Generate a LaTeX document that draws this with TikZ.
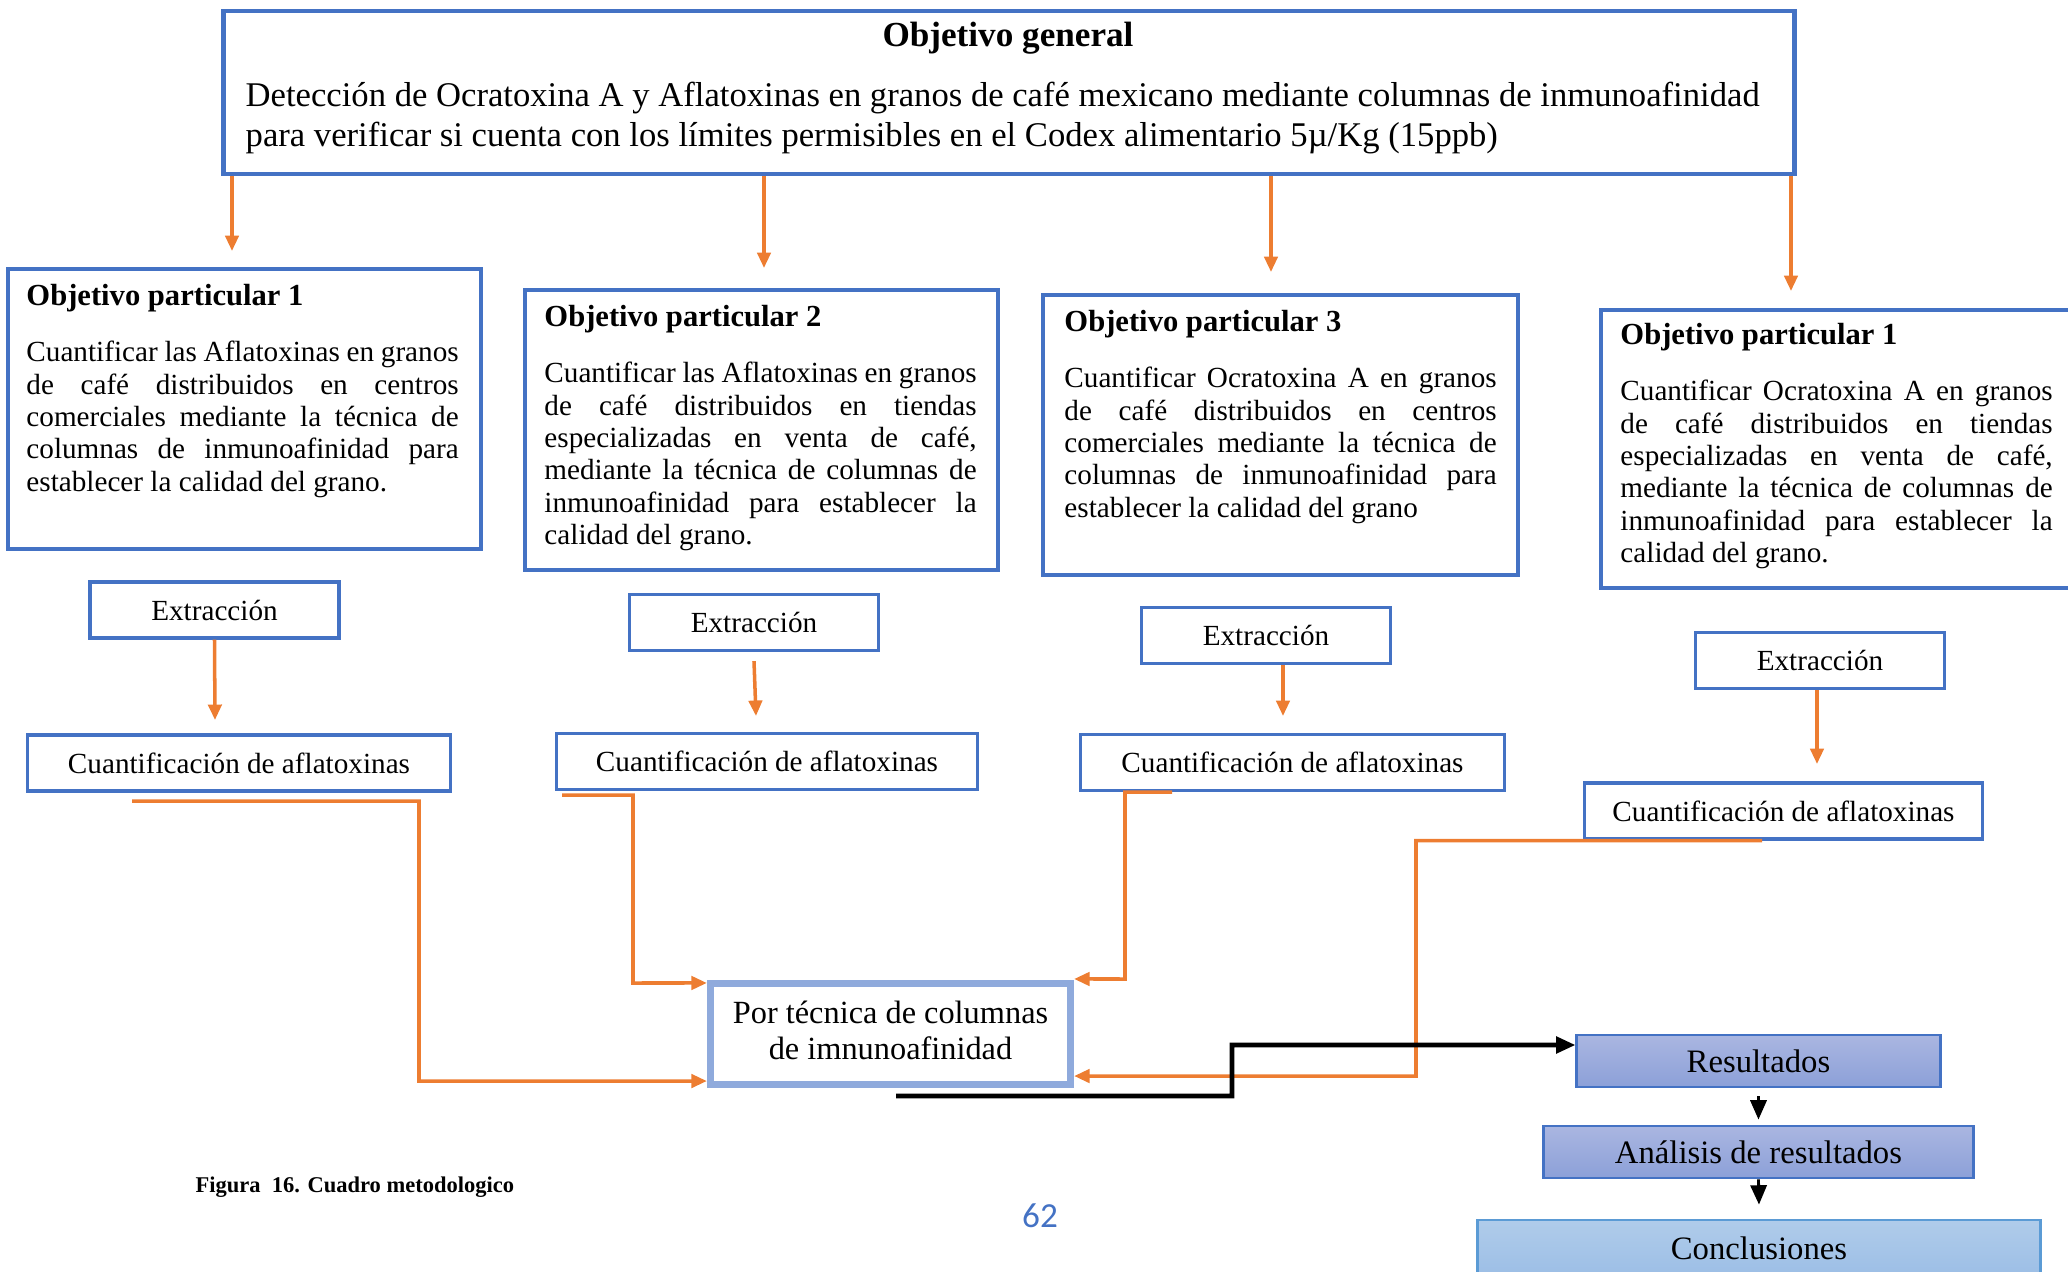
\documentclass[tikz,border=0pt]{standalone}
\usepackage{fontspec}
\setmainfont{Liberation Serif}
\newfontfamily\numfont{Carlito}
\usetikzlibrary{positioning}
\usetikzlibrary{arrows.meta}

\definecolor{azul}{RGB}{68,114,196}
\definecolor{naranja}{RGB}{237,125,49}
\definecolor{azulclaro}{RGB}{143,170,220}
\definecolor{resarriba}{RGB}{170,182,225}
\definecolor{resabajo}{RGB}{140,160,216}
\definecolor{conarriba}{RGB}{176,204,234}
\definecolor{conabajo}{RGB}{156,190,230}
\definecolor{conborde}{RGB}{91,155,213}

\begin{document}
\begin{tikzpicture}[x=0.01cm,y=-0.01cm,
        objbox/.style={draw=azul,line width=1.2pt,inner sep=0pt},
        smallbox/.style={draw=azul,line width=0.9pt,inner sep=0pt,minimum height=0.56cm,
            font=\fontsize{8.3}{9.2}\selectfont},
        ptext/.style={inner sep=0pt,text width=4.32cm,align=justify,
            font=\fontsize{8.3}{9.2}\selectfont},
        resbox/.style={draw=azul,line width=0.8pt,inner sep=0pt,minimum height=0.52cm,
            top color=resarriba,bottom color=resabajo,font=\fontsize{9.3}{10}\selectfont},
        oarrow/.style={draw=naranja,line width=1pt,-{Triangle[width=3.8pt,length=4.4pt]}},
        karrow/.style={draw=black,line width=#1,-{Triangle[width=4.6pt,length=5.5pt]}},
        karrow/.default=0.8pt]

    \useasboundingbox (0,0) rectangle (2068,1272);

    % Objetivo general
    \node[objbox,minimum width=15.7cm,minimum height=1.63cm] (gen) at (1009,92.5) {};
    \node[font=\bfseries\fontsize{10}{12}\selectfont] (gentit) at (1008,38) {Objetivo general};
    \node[anchor=west,align=left,inner sep=0pt,font=\fontsize{9.85}{11.3}\selectfont] (gentxt) at (245,118)
        {Detección de Ocratoxina A y Aflatoxinas en granos de café mexicano mediante columnas de inmunoafinidad\\
         para verificar si cuenta con los límites permisibles en el Codex alimentario 5µ/Kg (15ppb)};

    % Objetivos particulares
    \node[objbox,minimum width=4.73cm,minimum height=2.80cm] (p1) at (244.5,409) {};
    \node[objbox,minimum width=4.73cm,minimum height=2.80cm] (p2) at (761.5,430) {};
    \node[objbox,minimum width=4.75cm,minimum height=2.80cm] (p3) at (1280.5,435) {};
    \node[objbox,minimum width=4.79cm,minimum height=2.78cm] (p4) at (1840.5,449) {};

    \node[ptext,below right=0.17cm and 0.2cm of p1.north west] (p1txt)
        {{\bfseries\fontsize{8.7}{9.2}\selectfont Objetivo particular 1}\par\vspace{6.7pt}
         Cuantificar las Aflatoxinas en granos\linebreak
         de café distribuidos en centros\linebreak
         comerciales mediante la técnica de\linebreak
         columnas de inmunoafinidad para\linebreak
         establecer la calidad del grano.};
    \node[ptext,below right=0.17cm and 0.21cm of p2.north west] (p2txt)
        {{\bfseries\fontsize{8.7}{9.2}\selectfont Objetivo particular 2}\par\vspace{6.7pt}
         Cuantificar las Aflatoxinas en granos\linebreak
         de café distribuidos en tiendas\linebreak
         especializadas en venta de café,\linebreak
         mediante la técnica de columnas de\linebreak
         inmunoafinidad para establecer la\linebreak
         calidad del grano.};
    \node[ptext,below right=0.17cm and 0.23cm of p3.north west] (p3txt)
        {{\bfseries\fontsize{8.7}{9.2}\selectfont Objetivo particular 3}\par\vspace{6.7pt}
         Cuantificar Ocratoxina A en granos\linebreak
         de café distribuidos en centros\linebreak
         comerciales mediante la técnica de\linebreak
         columnas de inmunoafinidad para\linebreak
         establecer la calidad del grano};
    \node[ptext,below right=0.15cm and 0.21cm of p4.north west] (p4txt)
        {{\bfseries\fontsize{8.7}{9.2}\selectfont Objetivo particular 1}\par\vspace{6.7pt}
         Cuantificar Ocratoxina A en granos\linebreak
         de café distribuidos en tiendas\linebreak
         especializadas en venta de café,\linebreak
         mediante la técnica de columnas de\linebreak
         inmunoafinidad para establecer la\linebreak
         calidad del grano.};

    % Extraccion y cuantificacion
    \foreach \i/\x/\y in {1/214.5/610, 2/754/622.5, 3/1266/635.5, 4/1820/660.5}{
        \node[smallbox,minimum width=2.49cm] (e\i) at (\x,\y) {Extracción};
    }
    \foreach \i/\x/\y/\w in {1/239/763/4.22cm, 2/767/761.5/4.20cm, 3/1292.5/762.5/4.23cm, 4/1783.5/811/3.97cm}{
        \node[smallbox,minimum width=\w] (c\i) at (\x,\y) {Cuantificación de aflatoxinas};
    }

    % Tecnica
    \node[draw=azulclaro,line width=2pt,minimum width=3.6cm,minimum height=1.01cm,align=center,
        font=\fontsize{9.2}{10.3}\selectfont] (por) at (890.5,1034)
        {Por técnica de columnas\\de imnunoafinidad\vphantom{p}};

    % Resultados
    \node[resbox,minimum width=3.63cm] (res) at (1758.5,1061) {Resultados};
    \node[resbox,minimum width=4.29cm] (ana) at (1758.5,1152) {Análisis de resultados};
    \node[draw=conborde,line width=0.8pt,inner sep=0pt,minimum width=5.62cm,minimum height=0.56cm,
        top color=conarriba,bottom color=conabajo,font=\fontsize{9.3}{10}\selectfont] (conc) at (1759,1248) {Conclusiones};

    % flechas del objetivo general
    \coordinate (t1) at (232,251);
    \coordinate (t2) at (764,268);
    \coordinate (t3) at (1271,272);
    \coordinate (t4) at (1791,291);
    \foreach \i in {1,2,3,4}{
        \draw[oarrow] (gen.south -| t\i) -- (t\i);
    }

    % extraccion -> cuantificacion
    \coordinate (f1) at (215,720);
    \coordinate (f2) at (756,716);
    \coordinate (f3) at (1283,716);
    \coordinate (f4) at (1817,764);
    \draw[oarrow] (e1.south) -- (f1);
    \draw[oarrow] ([yshift=-0.09cm]e2.south) -- (f2);
    \draw[oarrow] (e3.south -| f3) -- (f3);
    \draw[oarrow] (e4.south -| f4) -- (f4);

    % cuantificacion -> tecnica
    \coordinate (s1) at (132,801);
    \coordinate (s2) at (562,795);
    \coordinate (s3) at (1172,792);
    \coordinate (s4) at (1762,839);
    \draw[oarrow] (s1) -| (419,1081) -- ([yshift=-0.47cm]por.west);
    \draw[oarrow] (s2) -| (633,983) -- ([yshift=0.51cm]por.west);
    \draw[oarrow] (s3) -| (1125,979) -- ([yshift=0.55cm]por.east);
    \draw[oarrow] (c4.south -| s4) -| (1416,1076) -- ([yshift=-0.42cm]por.east);

    % tecnica -> resultados
    \coordinate (k1) at (896,1096);
    \draw[karrow=1.3pt] (k1) -| (1232,1045) -- ([yshift=0.16cm]res.west);
    \draw[karrow] ([yshift=-0.08cm]res.south) -- ([yshift=0.05cm]ana.north);
    \draw[karrow] (ana.south) -- ([yshift=0.14cm]conc.north);

    % pie
    \node[anchor=west,inner sep=0pt,font=\bfseries\fontsize{6.4}{7.5}\selectfont] (cap) at (195,1187) {Figura\ \ 16. Cuadro metodologico};
    \node[text=azul,font=\numfont\fontsize{10}{12}\selectfont] (pag) at (1040,1216) {62};
\end{tikzpicture}
\end{document}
○ ○ ○ ○ ○ ○ ○
§ **PROBLEM TO WORK ON**: Make an exact copy of the data above, pictures excluded.

§ **SOLUTION TO THIS EXERCISE**:
Generate a LaTeX document that draws this with TikZ.
\documentclass[tikz,border=0pt]{standalone}
\usepackage{fontspec}
\setmainfont{Liberation Serif}
\newfontfamily\numfont{Carlito}
\usetikzlibrary{positioning}
\usetikzlibrary{arrows.meta}

\definecolor{azul}{RGB}{68,114,196}
\definecolor{naranja}{RGB}{237,125,49}
\definecolor{azulclaro}{RGB}{143,170,220}
\definecolor{resarriba}{RGB}{170,182,225}
\definecolor{resabajo}{RGB}{140,160,216}
\definecolor{conarriba}{RGB}{176,204,234}
\definecolor{conabajo}{RGB}{156,190,230}
\definecolor{conborde}{RGB}{91,155,213}

\begin{document}
\begin{tikzpicture}[x=0.01cm,y=-0.01cm,
        objbox/.style={draw=azul,line width=1.2pt,inner sep=0pt},
        smallbox/.style={draw=azul,line width=0.9pt,inner sep=0pt,minimum height=0.56cm,
            font=\fontsize{8.3}{9.2}\selectfont},
        ptext/.style={inner sep=0pt,text width=4.32cm,align=justify,
            font=\fontsize{8.3}{9.2}\selectfont},
        resbox/.style={draw=azul,line width=0.8pt,inner sep=0pt,minimum height=0.52cm,
            top color=resarriba,bottom color=resabajo,font=\fontsize{9.3}{10}\selectfont},
        oarrow/.style={draw=naranja,line width=1pt,-{Triangle[width=3.8pt,length=4.4pt]}},
        karrow/.style={draw=black,line width=#1,-{Triangle[width=4.6pt,length=5.5pt]}},
        karrow/.default=0.8pt]

    \useasboundingbox (0,0) rectangle (2068,1272);

    % Objetivo general
    \node[objbox,minimum width=15.7cm,minimum height=1.63cm] (gen) at (1009,92.5) {};
    \node[font=\bfseries\fontsize{10}{12}\selectfont] (gentit) at (1008,38) {Objetivo general};
    \node[anchor=west,align=left,inner sep=0pt,font=\fontsize{9.85}{11.3}\selectfont] (gentxt) at (245,118)
        {Detección de Ocratoxina A y Aflatoxinas en granos de café mexicano mediante columnas de inmunoafinidad\\
         para verificar si cuenta con los límites permisibles en el Codex alimentario 5µ/Kg (15ppb)};

    % Objetivos particulares
    \node[objbox,minimum width=4.73cm,minimum height=2.80cm] (p1) at (244.5,409) {};
    \node[objbox,minimum width=4.73cm,minimum height=2.80cm] (p2) at (761.5,430) {};
    \node[objbox,minimum width=4.75cm,minimum height=2.80cm] (p3) at (1280.5,435) {};
    \node[objbox,minimum width=4.79cm,minimum height=2.78cm] (p4) at (1840.5,449) {};

    \node[ptext,below right=0.17cm and 0.2cm of p1.north west] (p1txt)
        {{\bfseries\fontsize{8.7}{9.2}\selectfont Objetivo particular 1}\par\vspace{6.7pt}
         Cuantificar las Aflatoxinas en granos\linebreak
         de café distribuidos en centros\linebreak
         comerciales mediante la técnica de\linebreak
         columnas de inmunoafinidad para\linebreak
         establecer la calidad del grano.};
    \node[ptext,below right=0.17cm and 0.21cm of p2.north west] (p2txt)
        {{\bfseries\fontsize{8.7}{9.2}\selectfont Objetivo particular 2}\par\vspace{6.7pt}
         Cuantificar las Aflatoxinas en granos\linebreak
         de café distribuidos en tiendas\linebreak
         especializadas en venta de café,\linebreak
         mediante la técnica de columnas de\linebreak
         inmunoafinidad para establecer la\linebreak
         calidad del grano.};
    \node[ptext,below right=0.17cm and 0.23cm of p3.north west] (p3txt)
        {{\bfseries\fontsize{8.7}{9.2}\selectfont Objetivo particular 3}\par\vspace{6.7pt}
         Cuantificar Ocratoxina A en granos\linebreak
         de café distribuidos en centros\linebreak
         comerciales mediante la técnica de\linebreak
         columnas de inmunoafinidad para\linebreak
         establecer la calidad del grano};
    \node[ptext,below right=0.15cm and 0.21cm of p4.north west] (p4txt)
        {{\bfseries\fontsize{8.7}{9.2}\selectfont Objetivo particular 1}\par\vspace{6.7pt}
         Cuantificar Ocratoxina A en granos\linebreak
         de café distribuidos en tiendas\linebreak
         especializadas en venta de café,\linebreak
         mediante la técnica de columnas de\linebreak
         inmunoafinidad para establecer la\linebreak
         calidad del grano.};

    % Extraccion y cuantificacion
    \foreach \i/\x/\y in {1/214.5/610, 2/754/622.5, 3/1266/635.5, 4/1820/660.5}{
        \node[smallbox,minimum width=2.49cm] (e\i) at (\x,\y) {Extracción};
    }
    \foreach \i/\x/\y/\w in {1/239/763/4.22cm, 2/767/761.5/4.20cm, 3/1292.5/762.5/4.23cm, 4/1783.5/811/3.97cm}{
        \node[smallbox,minimum width=\w] (c\i) at (\x,\y) {Cuantificación de aflatoxinas};
    }

    % Tecnica
    \node[draw=azulclaro,line width=2pt,minimum width=3.6cm,minimum height=1.01cm,align=center,
        font=\fontsize{9.2}{10.3}\selectfont] (por) at (890.5,1034)
        {Por técnica de columnas\\de imnunoafinidad\vphantom{p}};

    % Resultados
    \node[resbox,minimum width=3.63cm] (res) at (1758.5,1061) {Resultados};
    \node[resbox,minimum width=4.29cm] (ana) at (1758.5,1152) {Análisis de resultados};
    \node[draw=conborde,line width=0.8pt,inner sep=0pt,minimum width=5.62cm,minimum height=0.56cm,
        top color=conarriba,bottom color=conabajo,font=\fontsize{9.3}{10}\selectfont] (conc) at (1759,1248) {Conclusiones};

    % flechas del objetivo general
    \coordinate (t1) at (232,251);
    \coordinate (t2) at (764,268);
    \coordinate (t3) at (1271,272);
    \coordinate (t4) at (1791,291);
    \foreach \i in {1,2,3,4}{
        \draw[oarrow] (gen.south -| t\i) -- (t\i);
    }

    % extraccion -> cuantificacion
    \coordinate (f1) at (215,720);
    \coordinate (f2) at (756,716);
    \coordinate (f3) at (1283,716);
    \coordinate (f4) at (1817,764);
    \draw[oarrow] (e1.south) -- (f1);
    \draw[oarrow] ([yshift=-0.09cm]e2.south) -- (f2);
    \draw[oarrow] (e3.south -| f3) -- (f3);
    \draw[oarrow] (e4.south -| f4) -- (f4);

    % cuantificacion -> tecnica
    \coordinate (s1) at (132,801);
    \coordinate (s2) at (562,795);
    \coordinate (s3) at (1172,792);
    \coordinate (s4) at (1762,839);
    \draw[oarrow] (s1) -| (419,1081) -- ([yshift=-0.47cm]por.west);
    \draw[oarrow] (s2) -| (633,983) -- ([yshift=0.51cm]por.west);
    \draw[oarrow] (s3) -| (1125,979) -- ([yshift=0.55cm]por.east);
    \draw[oarrow] (c4.south -| s4) -| (1416,1076) -- ([yshift=-0.42cm]por.east);

    % tecnica -> resultados
    \coordinate (k1) at (896,1096);
    \draw[karrow=1.3pt] (k1) -| (1232,1045) -- ([yshift=0.16cm]res.west);
    \draw[karrow] ([yshift=-0.08cm]res.south) -- ([yshift=0.05cm]ana.north);
    \draw[karrow] (ana.south) -- ([yshift=0.14cm]conc.north);

    % pie
    \node[anchor=west,inner sep=0pt,font=\bfseries\fontsize{6.4}{7.5}\selectfont] (cap) at (195,1187) {Figura\ \ 16. Cuadro metodologico};
    \node[text=azul,font=\numfont\fontsize{10}{12}\selectfont] (pag) at (1040,1216) {62};
\end{tikzpicture}
\end{document}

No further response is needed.